The Model Context Protocol integration represents COIN's attempt to capture value from the AI payments stack, but the timing reveals their hand. You don't launch major infrastructure pivots when your core business is thriving. This is classic corporate strategy 101: when Plan A fails, rebrand as Plan B and hope investors don't notice the fundamentals haven't changed.
Regulatory Quicksand Gets Deeper
Brian Armstrong's comments about "huge finance shifts" while the SEC delays blockchain plans tell us everything about COIN's regulatory positioning. The company remains trapped in regulatory purgatory, unable to offer the institutional products that could drive sustainable revenue growth. Every delay from the SEC translates directly into lost institutional onboarding and reduced trading volumes.

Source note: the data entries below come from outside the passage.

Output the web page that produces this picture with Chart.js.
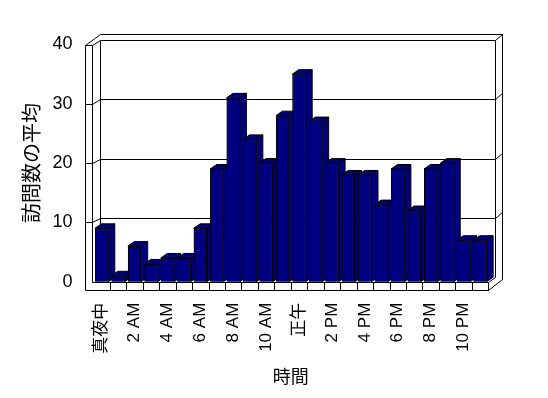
<!DOCTYPE html>
<html>
<head>
<meta charset="utf-8">
<script src="https://cdn.jsdelivr.net/npm/chart.js@4/dist/chart.umd.min.js"></script>
<style>
  body { margin: 0; background: #fff; }
  canvas { display: block; }
</style>
</head>
<body>
<canvas id="visitChart" width="548" height="398"></canvas>
<script>
// hourly average visits
const hours = ['真夜中', '1 AM', '2 AM', '3 AM', '4 AM', '5 AM', '6 AM', '7 AM', '8 AM', '9 AM', '10 AM', '11 AM',
  '正午', '1 PM', '2 PM', '3 PM', '4 PM', '5 PM', '6 PM', '7 PM', '8 PM', '9 PM', '10 PM', '11 PM'];
const visits = [9, 1, 6, 3, 4, 4, 9, 19, 31, 24, 20, 28, 35, 27, 20, 18, 18, 13, 19, 12, 19, 20, 7, 7];
const yTicks = [0, 10, 20, 30, 40];

const fontFamily = "'Liberation Sans', 'Noto Sans CJK JP', sans-serif";
const barColor = '#000080';
const depth = { x: 6.5, y: -4.5 };

const px = (v) => Math.round(v) + 0.5;

const line = (ctx, pts) => {
  ctx.beginPath();
  pts.forEach(([x, y], i) => {
    if (i === 0) ctx.moveTo(px(x), px(y));
    else ctx.lineTo(px(x), px(y));
  });
  ctx.stroke();
};

const poly = (ctx, pts) => {
  ctx.beginPath();
  pts.forEach(([x, y], i) => {
    if (i === 0) ctx.moveTo(x, y);
    else ctx.lineTo(x, y);
  });
  ctx.closePath();
  ctx.fill();
  ctx.stroke();
};

// walls, floor and back gridlines of the 3D box
const boxPlugin = {
  id: 'box3d',
  beforeDatasetsDraw(chart) {
    const { ctx, chartArea } = chart;
    const ys = chart.scales.y;
    const xs = chart.scales.x;
    const L = chartArea.left;
    const R = chartArea.right;
    const B = ys.getPixelForValue(0);
    const T = ys.getPixelForValue(40);
    const cw = xs.getPixelForValue(1) - xs.getPixelForValue(0);

    const fx0 = L - 8.7;
    const fx1 = L - 1.4;
    const bx0 = L + 6.3;
    const bx1 = R + 6.8;
    const ox = R + 13.5;
    const ot = T - 10.5;
    const ff = B + 8.3;

    ctx.save();
    ctx.strokeStyle = '#000';
    ctx.lineWidth = 1;

    // side wall slab
    line(ctx, [[fx0, ff], [fx0, T], [bx0, ot], [ox, ot], [ox, ff - 11]]);
    line(ctx, [[fx0, T], [fx1, T], [bx0, T + depth.y], [bx1, T + depth.y], [ox, ot]]);
    line(ctx, [[fx1, T], [fx1, B]]);
    line(ctx, [[bx0, T + depth.y], [bx0, B + depth.y]]);
    line(ctx, [[bx1, T + depth.y], [bx1, B + depth.y]]);

    // gridlines on the back wall
    yTicks.slice(1, -1).forEach((v) => {
      const y = ys.getPixelForValue(v);
      line(ctx, [[fx0, y], [fx1, y], [bx0, y + depth.y], [bx1, y + depth.y], [ox, y + depth.y - 6]]);
    });

    // floor
    line(ctx, [[fx0, ff], [R, ff], [ox, ff - 11]]);
    line(ctx, [[fx1, B], [R, B], [bx1, B + depth.y]]);
    line(ctx, [[R, B], [R, ff]]);
    for (let i = 1; i < hours.length; i += 1) {
      const x = L + i * cw;
      line(ctx, [[x, B], [x, ff]]);
    }
    ctx.restore();
  },
  afterDatasetsDraw(chart) {
    const { ctx } = chart;
    const meta = chart.getDatasetMeta(0);
    ctx.save();
    meta.data.forEach((bar) => {
      bar.draw(ctx);
      const { x, y, base, width } = bar.getProps(['x', 'y', 'base', 'width'], true);
      const l = x - width / 2;
      const r = x + width / 2;
      ctx.fillStyle = barColor;
      ctx.strokeStyle = '#000';
      ctx.lineWidth = 1;
      poly(ctx, [[r, y], [r + depth.x, y + depth.y], [r + depth.x, base + depth.y], [r, base]]);
      poly(ctx, [[l, y], [l + depth.x, y + depth.y], [r + depth.x, y + depth.y], [r, y]]);
    });
    ctx.restore();
  },
};

const ctx = document.getElementById('visitChart').getContext('2d');
const chart = new Chart(ctx, {
  type: 'bar',
  data: {
    labels: hours,
    datasets: [{
      data: visits,
      backgroundColor: barColor,
      borderColor: '#000',
      borderWidth: 1,
      barPercentage: 0.81,
      categoryPercentage: 1,
    }],
  },
  options: {
    responsive: false,
    animation: false,
    devicePixelRatio: 1,
    layout: {
      padding: { left: 0, right: 59.8, top: 44.5, bottom: 0 },
    },
    plugins: {
      legend: { display: false },
      tooltip: { enabled: false },
    },
    scales: {
      x: {
        afterFit: (scale) => { scale.height = 116.3; },
        grid: { display: false, drawTicks: false },
        border: { display: false },
        ticks: {
          autoSkip: false,
          minRotation: 90,
          maxRotation: 90,
          padding: 21,
          color: '#000',
          font: { family: fontFamily, size: 17 },
          callback: (value, index) => (index % 2 === 0 ? hours[index] : ''),
        },
        title: {
          display: true,
          text: '時間',
          color: '#000',
          font: { family: fontFamily, size: 18 },
          padding: { top: 0, bottom: 9 },
        },
      },
      y: {
        min: 0,
        max: 40,
        afterFit: (scale) => { scale.width = 93.4; },
        grid: { display: false, drawTicks: false },
        border: { display: false },
        ticks: {
          stepSize: 10,
          padding: 21,
          color: '#000',
          font: { family: fontFamily, size: 18 },
        },
        title: {
          display: true,
          text: '訪問数の平均',
          color: '#000',
          font: { family: fontFamily, size: 20 },
          padding: { top: 21, bottom: 0 },
        },
      },
    },
  },
  plugins: [boxPlugin],
});
</script>
</body>
</html>
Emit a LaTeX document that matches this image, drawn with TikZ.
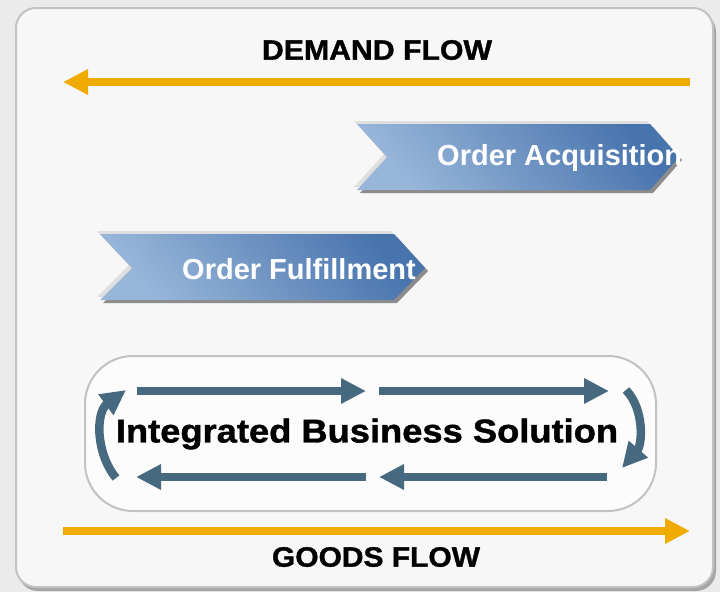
\documentclass[tikz,border=0pt]{standalone}
\usepackage{fontspec}
\setmainfont{Liberation Sans}
\newfontfamily\heavyfont{Liberation Sans}[BoldFeatures={FakeBold=1.2}]
\usetikzlibrary{arrows.meta,shadings}
\definecolor{bgout}{HTML}{EBEBEB}
\definecolor{panel}{HTML}{F7F7F7}
\definecolor{panelline}{HTML}{C2C2C2}
\definecolor{flow}{HTML}{F0AB00}
\definecolor{loopc}{HTML}{46697F}
\definecolor{blueL}{HTML}{98B6DA}
\definecolor{blueD}{HTML}{4874AD}
\tikzset{
  flowarrow/.style={draw=flow, line width=8pt, -{Triangle[length=25pt,width=24pt]}},
  looparrow/.style={draw=loopc, line width=8.5pt, -{Triangle[length=25pt,width=24pt]}},
  title/.style={font=\heavyfont\bfseries\fontsize{28}{30}\selectfont, text=black, inner sep=0pt},
  chevtext/.style={font=\bfseries\fontsize{29}{31}\selectfont, text=white, inner sep=0pt},
}
\begin{document}
\begin{tikzpicture}[x=1pt,y=-1pt]
\useasboundingbox (0,0) rectangle (720,592);
\fill[bgout] (0,0) rectangle (720,592);
% outer panel with shadow
\fill[gray!70, rounded corners=20pt] (18,12) rectangle (716,591);
\filldraw[fill=panel, draw=panelline, line width=2pt, rounded corners=20pt] (16,8) rectangle (713,587);
% demand flow
\node[title] (demand) at (377,50) {\scalebox{1.08}[1]{DEMAND FLOW}};
\coordinate (dstart) at (690,82);
\coordinate (dend) at (63,82);
\draw[flowarrow] (dstart) -- (dend);
% Order Acquisition chevron
\fill[gray!25] (354,121) -- (647,121) -- (676,154) -- (647,187) -- (354,187) -- (384,154) -- cycle;
\fill[gray!90] (360,127) -- (653,127) -- (682,160) -- (653,193) -- (360,193) -- (390,160) -- cycle;
\path[left color=blueL, right color=blueD, shading angle=130]
  (357,124) -- (650,124) -- (679,157) -- (650,190) -- (357,190) -- (387,157) -- cycle;
\node[chevtext, anchor=west] (acq) at (437,158) {Order Acquisition};
% Order Fulfillment chevron
\fill[gray!25] (97,231) -- (391,231) -- (422,265) -- (391,297) -- (97,297) -- (129,265) -- cycle;
\fill[gray!90] (103,237) -- (397,237) -- (428,271) -- (397,303) -- (103,303) -- (135,271) -- cycle;
\path[left color=blueL, right color=blueD, shading angle=130]
  (100,234) -- (394,234) -- (425,268) -- (394,300) -- (100,300) -- (132,268) -- cycle;
\node[chevtext, anchor=west] (ful) at (182,269) {Order Fulfillment};
% Integrated Business Solution box
\filldraw[fill=white!60!panel, draw=panelline, line width=2pt, rounded corners=48pt] (85,356) rectangle (656,511);
\node[title, font=\heavyfont\bfseries\fontsize{33}{36}\selectfont] (ibs) at (367,434) {\scalebox{1.1}[1]{Integrated Business Solution}};
\coordinate (t1a) at (137,391); \coordinate (t1b) at (366,391);
\coordinate (t2a) at (379,391); \coordinate (t2b) at (609,391);
\coordinate (b1a) at (607,477); \coordinate (b1b) at (379,477);
\coordinate (b2a) at (366,477); \coordinate (b2b) at (136,477);
\coordinate (la) at (116,478); \coordinate (lb) at (126,390);
\coordinate (ra) at (626,390); \coordinate (rb) at (622,468);
\draw[looparrow] (t1a) -- (t1b);
\draw[looparrow] (t2a) -- (t2b);
\draw[looparrow] (b1a) -- (b1b);
\draw[looparrow] (b2a) -- (b2b);
\draw[looparrow] (la) .. controls (95,452) and (96,412) .. (lb);
\draw[looparrow] (ra) .. controls (645,410) and (642,445) .. (rb);
% goods flow
\coordinate (gstart) at (63,531);
\coordinate (gend) at (690,531);
\draw[flowarrow] (gstart) -- (gend);
\node[title] (goods) at (376,557) {\scalebox{1.07}[1]{GOODS FLOW}};
\end{tikzpicture}
\end{document}
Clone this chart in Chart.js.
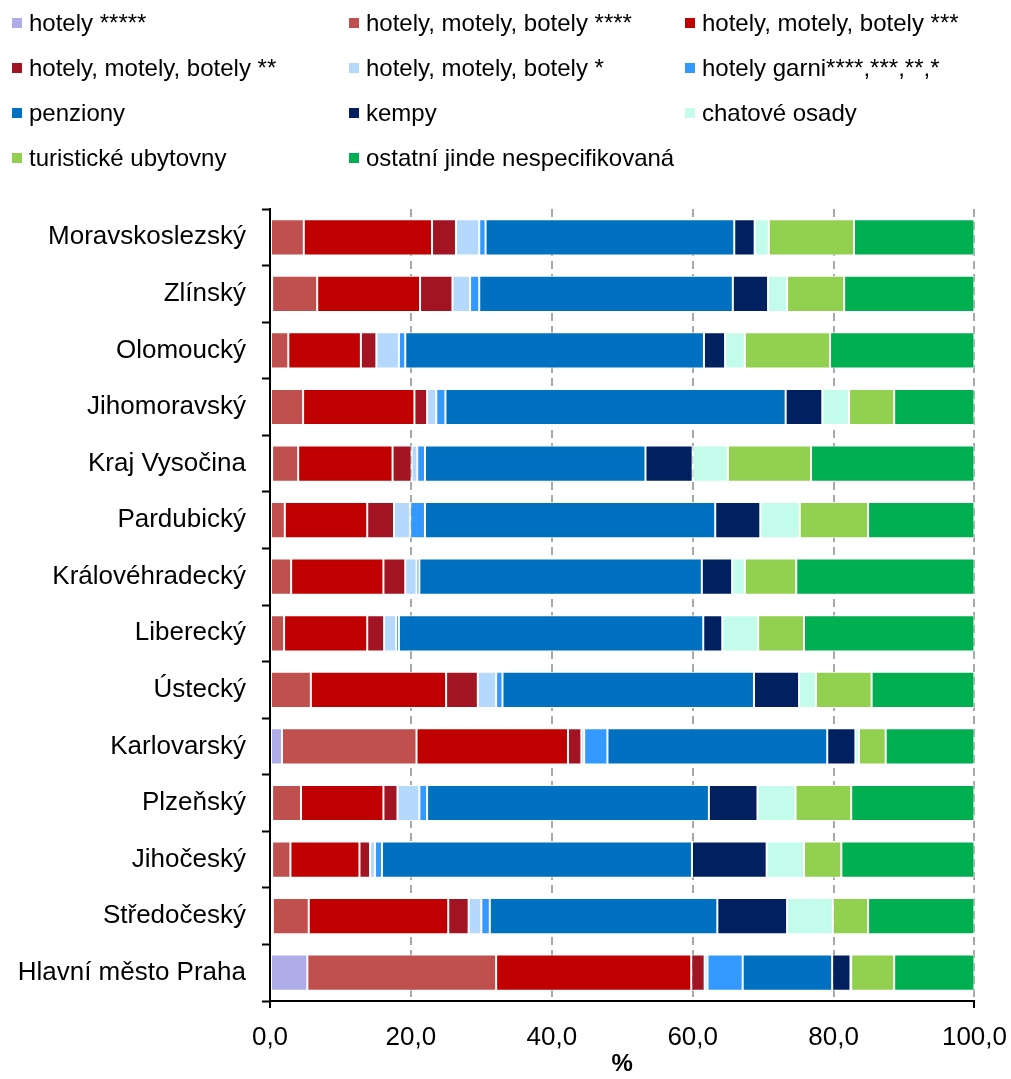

The regulatory environment isn't improving; it's calcifying into permanent uncertainty. COIN's international expansion efforts can't offset the domestic regulatory stranglehold, and European crypto regulations are becoming equally restrictive. This isn't a temporary headwind - it's the new operating environment.
Trading Range Reality Check
COIN's current range between $160-$200 reflects this fundamental uncertainty. The stock has beaten earnings expectations in 2 of the last 4 quarters, but those beats came during periods of elevated crypto volatility that drove trading volumes. Strip away the volatility premium, and COIN trades like a traditional financial services company with 15-20% of the revenue visibility.
The market's 52/100 signal score captures this perfectly - neither bullish nor bearish, just stuck in neutral until something breaks. That something will either be regulatory clarity (unlikely in 2026) or a sustained crypto rally that drives institutional re-engagement (equally unlikely given current macro conditions).
The Institutional Reality
Here's what nobody wants to acknowledge: institutional crypto adoption has stalled, not accelerated. While retail investors chase AI payment narratives, institutions are reducing crypto allocations amid rising interest rates and traditional asset outperformance. COIN's institutional revenue growth has plateaued, and the Base MCP launch won't change that fundamental dynamic.
The company's pivot toward AI and payments infrastructure makes strategic sense, but it also admits defeat on the core institutional trading thesis that drove COIN's initial public market valuation. We're watching a crypto exchange evolve into a fintech infrastructure play, and that transformation carries both opportunity and massive execution risk.
Bottom Line
COIN at $180 reflects a company in transition, not transformation. The Base MCP launch and AI payments push represent intelligent diversification, but they can't paper over collapsing crypto demand and regulatory paralysis. Until institutional trading volumes recover or regulatory clarity emerges, COIN trades in the $160-$200 range with limited upside catalysts. The AI pivot buys time but doesn't solve the fundamental revenue challenge.